What you are asked to do: List all lines in the material below that contain "Generate".

[Stored data entries]
---------------
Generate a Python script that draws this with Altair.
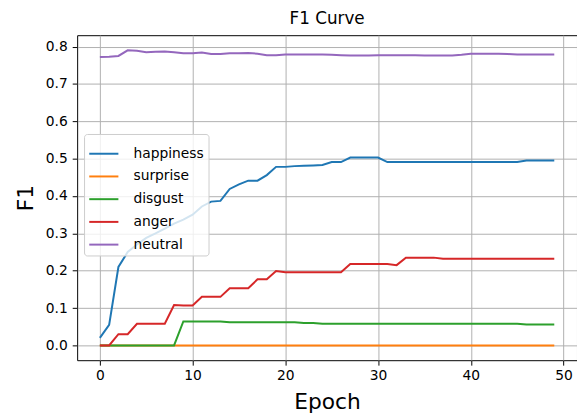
import altair as alt
import pandas as pd

epochs = list(range(50))

series_names = ["happiness", "surprise", "disgust", "anger", "neutral"]
series_colors = ["#1f77b4", "#ff7f0e", "#2ca02c", "#d62728", "#9467bd"]

happiness = [0.02, 0.055, 0.21, 0.25, 0.27, 0.288, 0.30, 0.313, 0.326, 0.337,
             0.35, 0.372, 0.385, 0.387, 0.419, 0.431, 0.441, 0.441, 0.456, 0.478,
             0.478, 0.48, 0.481, 0.482, 0.483, 0.491, 0.491, 0.503, 0.503, 0.503,
             0.503, 0.491, 0.491, 0.491, 0.491, 0.491, 0.491, 0.491, 0.491, 0.491,
             0.491, 0.491, 0.491, 0.491, 0.491, 0.491, 0.495, 0.495, 0.495, 0.495]
surprise = [0.0] * 50
disgust = [0, 0, 0, 0, 0, 0, 0, 0, 0, 0.064,
           0.064, 0.064, 0.064, 0.064, 0.062, 0.062, 0.062, 0.062, 0.062, 0.062,
           0.062, 0.062, 0.06, 0.06, 0.058, 0.058, 0.058, 0.058, 0.058, 0.058,
           0.058, 0.058, 0.058, 0.058, 0.058, 0.058, 0.058, 0.058, 0.058, 0.058,
           0.058, 0.058, 0.058, 0.058, 0.058, 0.058, 0.056, 0.056, 0.056, 0.056]
anger = [0, 0, 0.03, 0.03, 0.058, 0.058, 0.058, 0.058, 0.108, 0.107,
         0.107, 0.13, 0.13, 0.13, 0.153, 0.153, 0.153, 0.177, 0.177, 0.199,
         0.196, 0.196, 0.196, 0.196, 0.196, 0.196, 0.196, 0.218, 0.218, 0.218,
         0.218, 0.218, 0.215, 0.235, 0.235, 0.235, 0.235, 0.232, 0.232, 0.232,
         0.232, 0.232, 0.232, 0.232, 0.232, 0.232, 0.232, 0.232, 0.232, 0.232]
neutral = [0.772, 0.773, 0.775, 0.790, 0.789, 0.785, 0.786, 0.787, 0.785, 0.782,
           0.782, 0.784, 0.780, 0.780, 0.782, 0.782, 0.783, 0.781, 0.777, 0.777,
           0.779, 0.779, 0.779, 0.779, 0.779, 0.778, 0.777, 0.776, 0.776, 0.776,
           0.777, 0.777, 0.777, 0.777, 0.777, 0.776, 0.776, 0.776, 0.776, 0.778,
           0.781, 0.781, 0.781, 0.781, 0.780, 0.779, 0.779, 0.779, 0.779, 0.779]

x_ticks = [0, 10, 20, 30, 40, 50]
y_ticks = [0.0, 0.1, 0.2, 0.3, 0.4, 0.5, 0.6, 0.7, 0.8]

rows = []
for name, vals in zip(series_names, [happiness, surprise, disgust, anger, neutral]):
    for e, v in zip(epochs, vals):
        rows.append({"epoch": e, "f1": v, "emotion": name})
df = pd.DataFrame(rows)

FONT = "DejaVu Sans"

chart = alt.Chart(df).mark_line(strokeWidth=2).encode(
    x=alt.X("epoch:Q",
            scale=alt.Scale(domain=[-2.45, 51.45], nice=False, zero=False),
            axis=alt.Axis(values=x_ticks, title="Epoch", grid=True,
                          gridColor="#b0b0b0", gridWidth=1, domain=False,
                          tickSize=5, tickColor="black", tickWidth=1,
                          labelFontSize=14, labelColor="black", labelFont=FONT,
                          labelPadding=4, labelFlush=False,
                          titleFontSize=22, titleFontWeight="normal",
                          titleColor="black", titleFont=FONT, titlePadding=9)),
    y=alt.Y("f1:Q",
            scale=alt.Scale(domain=[-0.0396, 0.8306], nice=False, zero=False),
            axis=alt.Axis(values=y_ticks, format=".1f", title="F1", grid=True,
                          gridColor="#b0b0b0", gridWidth=1, domain=False,
                          tickSize=5, tickColor="black", tickWidth=1,
                          labelFontSize=14, labelColor="black", labelFont=FONT,
                          labelPadding=5, labelFlush=False,
                          titleFontSize=22, titleFontWeight="normal",
                          titleColor="black", titleFont=FONT, titlePadding=8)),
    color=alt.Color("emotion:N",
                    scale=alt.Scale(domain=series_names, range=series_colors),
                    title=None,
                    legend=alt.Legend(orient="none", legendX=7, legendY=100,
                                      symbolType="stroke", symbolSize=870,
                                      symbolStrokeWidth=2,
                                      labelFontSize=14, labelFont=FONT,
                                      labelColor="black", labelOffset=14,
                                      fillColor="rgba(255,255,255,0.8)",
                                      strokeColor="#cccccc", cornerRadius=3,
                                      padding=4, rowPadding=0)),
).properties(
    width=506,
    height=329,
    title=alt.TitleParams("F1 Curve", fontSize=17, fontWeight="normal",
                          font=FONT, color="black", anchor="middle",
                          frame="group", baseline="alphabetic", offset=8, dy=14),
    autosize=alt.AutoSizeParams(type="none"),
    padding={"left": 70, "top": 25, "right": 0, "bottom": 57},
).configure_view(
    stroke="black", strokeWidth=1
)

chart.save("out.html", embed_options={"renderer": "svg", "actions": False})
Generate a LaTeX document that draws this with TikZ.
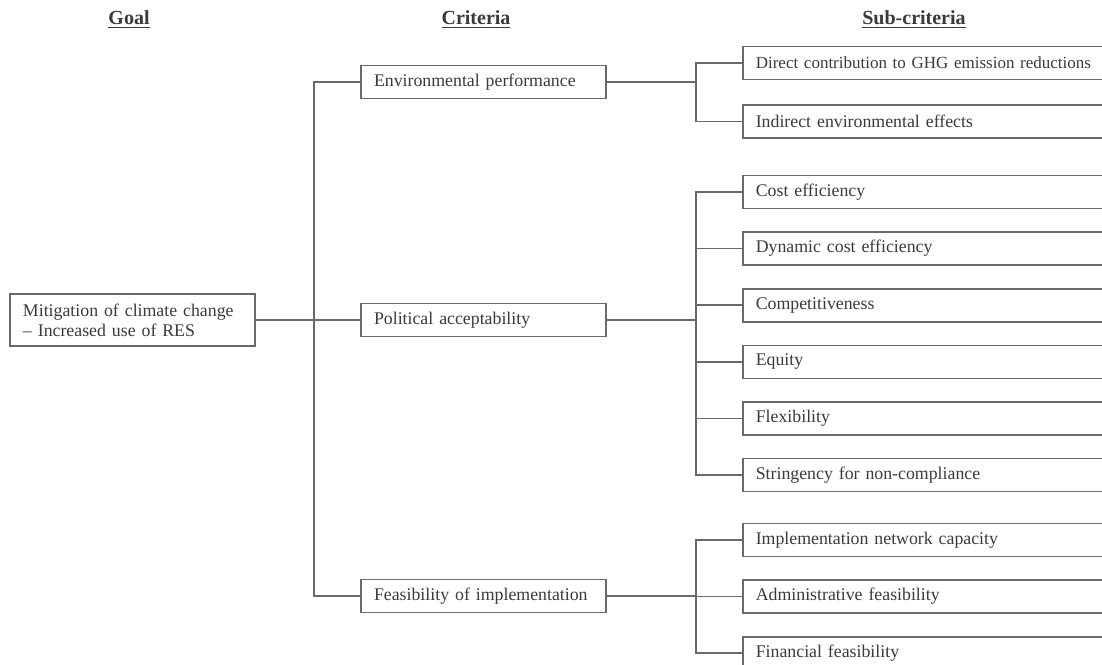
\documentclass[tikz,border=0pt]{standalone}
\usepackage{fontspec}
\setmainfont{Liberation Serif}
\usetikzlibrary{positioning}
\definecolor{grey1}{HTML}{3A3A3A}
\definecolor{grey2}{HTML}{6A6A6A}
\tikzset{critbox/.style={rectangle,draw=grey2,line width=0.8pt,text=grey1,text width=109.5pt,align=left,minimum height=16.5pt,inner xsep=6.5pt,inner ysep=2pt,font=\fontsize{8.9}{10}\selectfont}}
\tikzset{subbox/.style={critbox,text width=200pt}}
\tikzset{heading/.style={draw=none,text=grey1,font=\fontsize{10}{12}\selectfont\bfseries}}
\tikzset{link/.style={draw=grey2,line width=0.8pt}}

\begin{document}
\begin{tikzpicture}[x=0.5pt,y=-0.5pt]
        \useasboundingbox (0,0) rectangle (1102,664);
        \clip (0,0) rectangle (1102,664);

        \node[heading] (goal-head) at (129,20) {\underline{Goal}};
        \node[heading] (crit-head) at (476,20) {\underline{Criteria}};
        \node[heading] (sub-head) at (914,20) {\underline{Sub-criteria}};

        \node[critbox,minimum height=26pt] (goal) at (132.5,320) {Mitigation of climate change\\-- Increased use of RES};
        \node[critbox] (env) at (483.5,82) {Environmental performance};
        \node[critbox] (pol) at (483.5,320) {Political acceptability};
        \node[critbox] (feas) at (483.5,596) {Feasibility of implementation};

        \node[subbox,anchor=west,font=\fontsize{8.5}{10}\selectfont] (env-sub1) at (742,63) {Direct contribution to GHG emission reductions};
        \node[subbox,below=12pt of env-sub1] (env-sub2) {Indirect environmental effects};

        \node[subbox,anchor=west] (pol-sub1) at (742,192) {Cost efficiency};
        \node[subbox,below=11pt of pol-sub1] (pol-sub2) {Dynamic cost efficiency};
        \node[subbox,below=11pt of pol-sub2] (pol-sub3) {Competitiveness};
        \node[subbox,below=11pt of pol-sub3] (pol-sub4) {Equity};
        \node[subbox,below=11pt of pol-sub4] (pol-sub5) {Flexibility};
        \node[subbox,below=11pt of pol-sub5] (pol-sub6) {Stringency for non-compliance};

        \node[subbox,anchor=west] (feas-sub1) at (742,540) {Implementation network capacity};
        \node[subbox,below=11pt of feas-sub1] (feas-sub2) {Administrative feasibility};
        \node[subbox,below=11pt of feas-sub2] (feas-sub3) {Financial feasibility};

        \coordinate[left=23pt of env.west] (crit-bus);
        \coordinate[left=23pt of env-sub1.west] (env-bus);
        \coordinate[left=23pt of pol-sub1.west] (pol-bus);
        \coordinate[left=23pt of feas-sub1.west] (feas-bus);

        \draw[link] (goal) to (pol);
        \draw[link] (env.west) -- (crit-bus) |- (feas.west);

        \draw[link] (env.east) -- (env.east -| env-bus);
        \draw[link] (env-sub1.west) -- (env-bus) |- (env-sub2.west);

        \draw[link] (pol.east) -- (pol.east -| pol-bus);
        \draw[link] (pol-sub1.west) -- (pol-bus) |- (pol-sub6.west);
        \foreach \s in {pol-sub2,pol-sub3,pol-sub4,pol-sub5}
            \draw[link] (\s.west) -- (\s.west -| pol-bus);

        \draw[link] (feas.east) -- (feas.east -| feas-bus);
        \draw[link] (feas-sub1.west) -- (feas-bus) |- (feas-sub3.west);
        \draw[link] (feas-sub2.west) -- (feas-sub2.west -| feas-bus);
    \end{tikzpicture}
\end{document}
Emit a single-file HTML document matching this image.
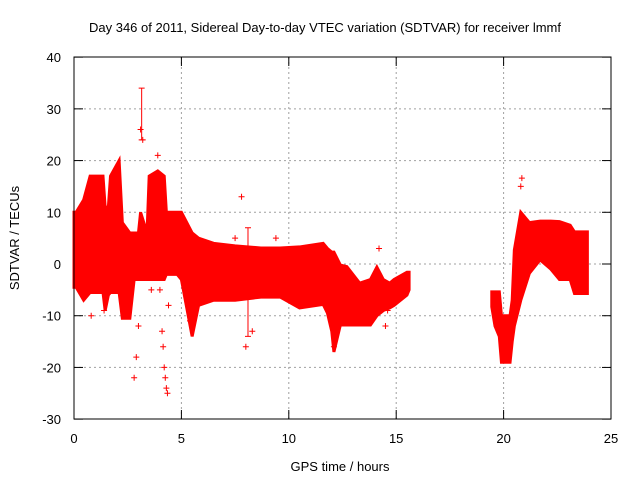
<!DOCTYPE html>
<html><head><meta charset="utf-8"><style>
body{margin:0;background:#fff}
svg text{font-family:"Liberation Sans",sans-serif;font-size:13px;fill:#000}
</style></head><body>
<svg id="c" width="640" height="480">
<rect width="640" height="480" fill="#fff"/>
<text x="325" y="32" text-anchor="middle">Day 346 of 2011, Sidereal Day-to-day VTEC variation (SDTVAR) for receiver lmmf</text>
<text x="340" y="471" text-anchor="middle">GPS time / hours</text>
<text transform="translate(19,238) rotate(-90)" text-anchor="middle">SDTVAR / TECUs</text>
<g id="grid"></g><g id="data"></g>
<rect x="74" y="57" width="537" height="362" fill="none" stroke="#000"/>
</svg>
<script>
const xTicks=[0,5,10,15,20,25];
const yTicks=[-30,-20,-10,0,10,20,30,40];
const seg1Hours=[0,0.1,0.45,0.75,1.35,1.45,1.6,1.7,2.1,2.25,2.6,2.8,3.0,3.1,3.4,3.5,3.9,4.2,4.3,4.8,5.0,5.5,5.8,6.5,7.5,8.7,9.6,10.5,11.6,11.8,12.0,12.1,12.4,12.7,13.3,13.8,14.1,14.4,14.7,14.9,15.5,15.6];
const seg1Upper=[10,10,12.4,17,17,11,11,17,20,8,6,6,6,10,6,17,18,17,10,10,10,6,5,4,3.5,3.1,3.1,3.3,4,3,2.3,2.3,-0.2,-0.5,-3.7,-3,-0.6,-3,-3.7,-3,-1.6,-1.6];
const seg1Lower=[-4.5,-4.5,-7,-5.5,-5.5,-9,-6,-5.5,-5.5,-10.5,-10.5,-3,-3,-3,-3,-3,-3,-3,-2,-2,-3,-14,-8,-7,-7,-6.4,-6.4,-8.5,-7.8,-9.5,-13,-17,-11.8,-11.8,-11.8,-11.8,-10,-9,-8.5,-8,-6,-5];
const seg2Hours=[19.45,19.6,19.8,19.9,20.3,20.4,20.5,20.8,21.2,21.7,22.2,22.6,23.1,23.3,23.9];
const seg2Upper=[-5.4,-5.4,-5.4,-10,-10,-7,2.7,10,8,8.3,8.3,8.2,7.5,6.2,6.2];
const seg2Lower=[-8.3,-12,-14,-19,-19,-15,-12,-7,-1.8,0.8,-1,-3,-3,-5.7,-5.7];
const errHours=[3.15,8.1];
const errHigh=[34,7];
const errLow=[24,-14];
const outHours=[2.8,2.9,3.0,3.1,3.2,3.9,4.0,4.1,4.15,4.2,4.25,4.3,4.35,4.4,7.5,7.8,8.0,8.3,9.4,12.1,14.2,14.5,14.6,20.8,20.85,3.8,1.4,0.8,3.6,2.5,5.4];
const outValues=[-22,-18,-12,26,24,21,-5,-13,-16,-20,-22,-24,-25,-8,5,13,-16,-13,5,-16,3,-12,-9,15,16.6,14,-9,-10,-5,-10,-11];
const xs=h=>74+h*537/25, ys=v=>264-v*362/70;
const NS="http://www.w3.org/2000/svg";
const g=document.getElementById('grid'),d=document.getElementById('data');
function mk(p,t,a){const e=document.createElementNS(NS,t);for(const k in a)e.setAttribute(k,a[k]);p.appendChild(e);return e;}
xTicks.forEach(t=>{const x=xs(t);
 if(t>0&&t<25){const l=mk(g,'line',{x1:x,x2:x,y1:57,y2:419,stroke:'#a0a0a0','stroke-dasharray':'2,3'});
 
 }
 mk(g,'line',{x1:x,x2:x,y1:419,y2:410,stroke:'#000'});mk(g,'line',{x1:x,x2:x,y1:57,y2:66,stroke:'#000'});
 const tx=mk(g,'text',{x:x,y:443,'text-anchor':'middle'});tx.textContent=t;
 
 });
yTicks.forEach(t=>{const y=ys(t);
 if(t>-30&&t<40){const l=mk(g,'line',{x1:74,x2:611,y1:y,y2:y,stroke:'#a0a0a0','stroke-dasharray':'2,3'});
 
 }
 mk(g,'line',{x1:74,x2:83,y1:y,y2:y,stroke:'#000'});mk(g,'line',{x1:611,x2:602,y1:y,y2:y,stroke:'#000'});
 const tx=mk(g,'text',{x:61,y:y+5,'text-anchor':'end'});tx.textContent=t;
 
 });
function band(H,U,L,name){
 let pts=H.map((h,i)=>xs(h)+','+ys(U[i]));
 for(let i=H.length-1;i>=0;i--)pts.push(xs(H[i])+','+ys(L[i]));
 const p=mk(d,'polygon',{points:pts.join(' '),fill:'#ff0000',stroke:'#ff0000','stroke-width':3,'stroke-linejoin':'miter'});
 
 }
band(seg1Hours,seg1Upper,seg1Lower,'sdtvar-band-early');
band(seg2Hours,seg2Upper,seg2Lower,'sdtvar-band-late');
errHours.forEach((h,i)=>{const x=xs(h),y1=ys(errHigh[i]),y2=ys(errLow[i]);
 const p=mk(d,'path',{d:`M${x},${y1}V${y2}M${x-3},${y1}h6M${x-3},${y2}h6`,stroke:'#ff0000','stroke-width':1});
 
 });
outHours.forEach((h,i)=>{const x=xs(h),y=ys(outValues[i]);
 const p=mk(d,'path',{d:`M${x-3},${y}h6M${x},${y-3}v6`,stroke:'#ff0000','stroke-width':1});
 
 });
</script>
</body></html>
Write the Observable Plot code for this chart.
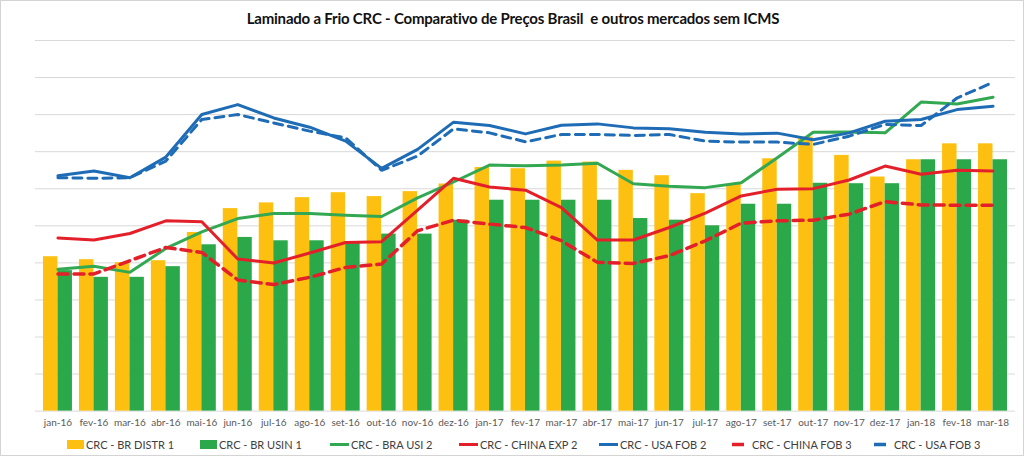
---------------
Written answer:
Generate a Python script that draws this with Altair.
Generate a LaTeX document that draws this with TikZ.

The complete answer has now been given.